- **PROMPT**
Omit every picture, then give all the entries again exactly.

+++ LISTED ENTRIES

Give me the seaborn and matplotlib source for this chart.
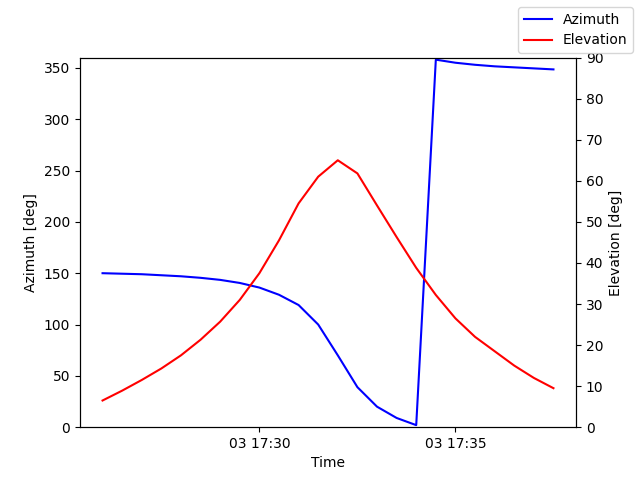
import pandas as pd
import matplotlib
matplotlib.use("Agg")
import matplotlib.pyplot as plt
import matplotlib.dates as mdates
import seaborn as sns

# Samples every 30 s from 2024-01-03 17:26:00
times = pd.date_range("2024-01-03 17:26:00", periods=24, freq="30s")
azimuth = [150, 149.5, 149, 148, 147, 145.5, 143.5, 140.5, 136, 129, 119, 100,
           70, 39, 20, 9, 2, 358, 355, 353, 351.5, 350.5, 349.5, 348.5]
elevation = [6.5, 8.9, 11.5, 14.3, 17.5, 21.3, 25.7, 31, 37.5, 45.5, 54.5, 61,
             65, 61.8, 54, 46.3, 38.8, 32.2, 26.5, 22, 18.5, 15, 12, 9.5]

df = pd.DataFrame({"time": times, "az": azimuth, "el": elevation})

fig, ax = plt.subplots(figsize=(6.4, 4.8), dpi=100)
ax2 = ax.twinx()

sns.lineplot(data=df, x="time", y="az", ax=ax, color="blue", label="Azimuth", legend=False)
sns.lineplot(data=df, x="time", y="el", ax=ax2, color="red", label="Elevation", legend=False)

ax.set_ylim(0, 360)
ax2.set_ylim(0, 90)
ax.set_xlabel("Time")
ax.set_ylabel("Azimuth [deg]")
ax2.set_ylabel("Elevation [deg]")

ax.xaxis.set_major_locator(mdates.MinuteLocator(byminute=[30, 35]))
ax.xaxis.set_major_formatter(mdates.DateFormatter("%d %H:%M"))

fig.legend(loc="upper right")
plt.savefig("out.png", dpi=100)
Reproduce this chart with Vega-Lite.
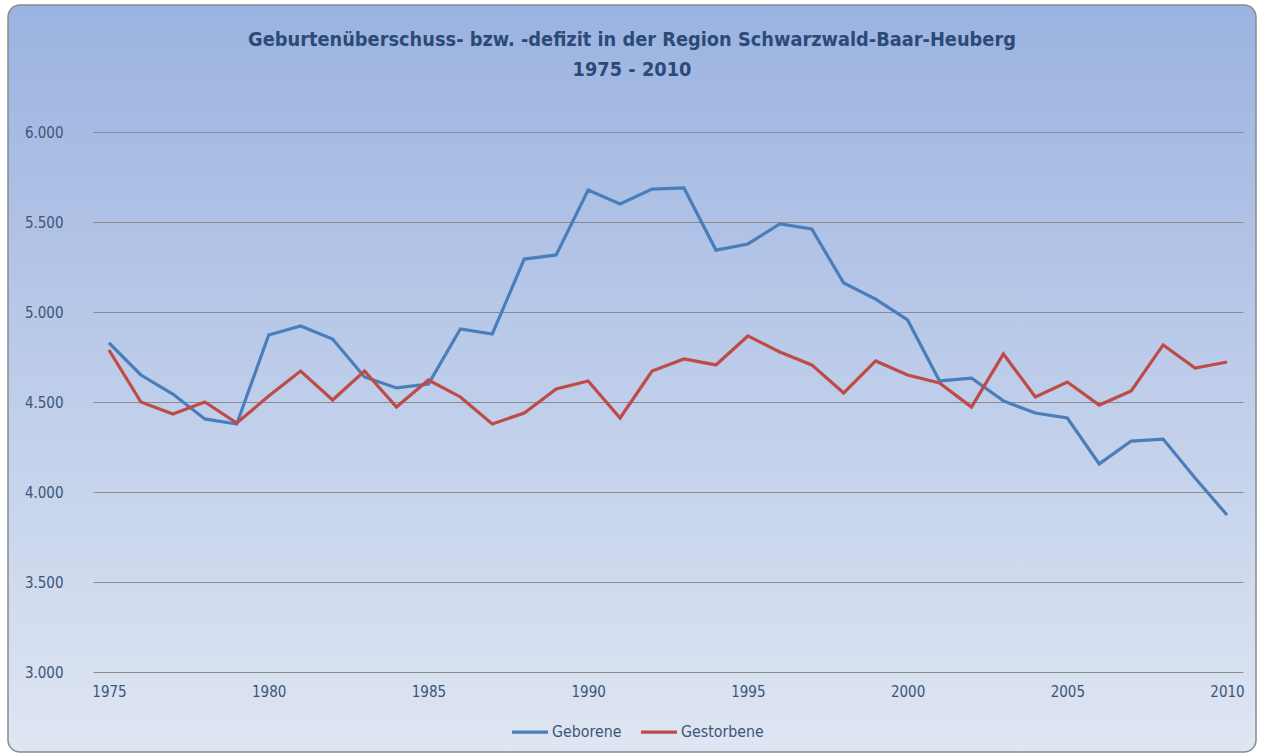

++++++

- **ANSWER TO THE PROBLEM**
Give me the seaborn and matplotlib source for this chart.
import pandas as pd
import matplotlib
matplotlib.use("Agg")
import matplotlib.pyplot as plt
import matplotlib.dates as mdates
import seaborn as sns

# Samples every 30 s from 2024-01-03 17:26:00
times = pd.date_range("2024-01-03 17:26:00", periods=24, freq="30s")
azimuth = [150, 149.5, 149, 148, 147, 145.5, 143.5, 140.5, 136, 129, 119, 100,
           70, 39, 20, 9, 2, 358, 355, 353, 351.5, 350.5, 349.5, 348.5]
elevation = [6.5, 8.9, 11.5, 14.3, 17.5, 21.3, 25.7, 31, 37.5, 45.5, 54.5, 61,
             65, 61.8, 54, 46.3, 38.8, 32.2, 26.5, 22, 18.5, 15, 12, 9.5]

df = pd.DataFrame({"time": times, "az": azimuth, "el": elevation})

fig, ax = plt.subplots(figsize=(6.4, 4.8), dpi=100)
ax2 = ax.twinx()

sns.lineplot(data=df, x="time", y="az", ax=ax, color="blue", label="Azimuth", legend=False)
sns.lineplot(data=df, x="time", y="el", ax=ax2, color="red", label="Elevation", legend=False)

ax.set_ylim(0, 360)
ax2.set_ylim(0, 90)
ax.set_xlabel("Time")
ax.set_ylabel("Azimuth [deg]")
ax2.set_ylabel("Elevation [deg]")

ax.xaxis.set_major_locator(mdates.MinuteLocator(byminute=[30, 35]))
ax.xaxis.set_major_formatter(mdates.DateFormatter("%d %H:%M"))

fig.legend(loc="upper right")
plt.savefig("out.png", dpi=100)
Reproduce this chart with Vega-Lite.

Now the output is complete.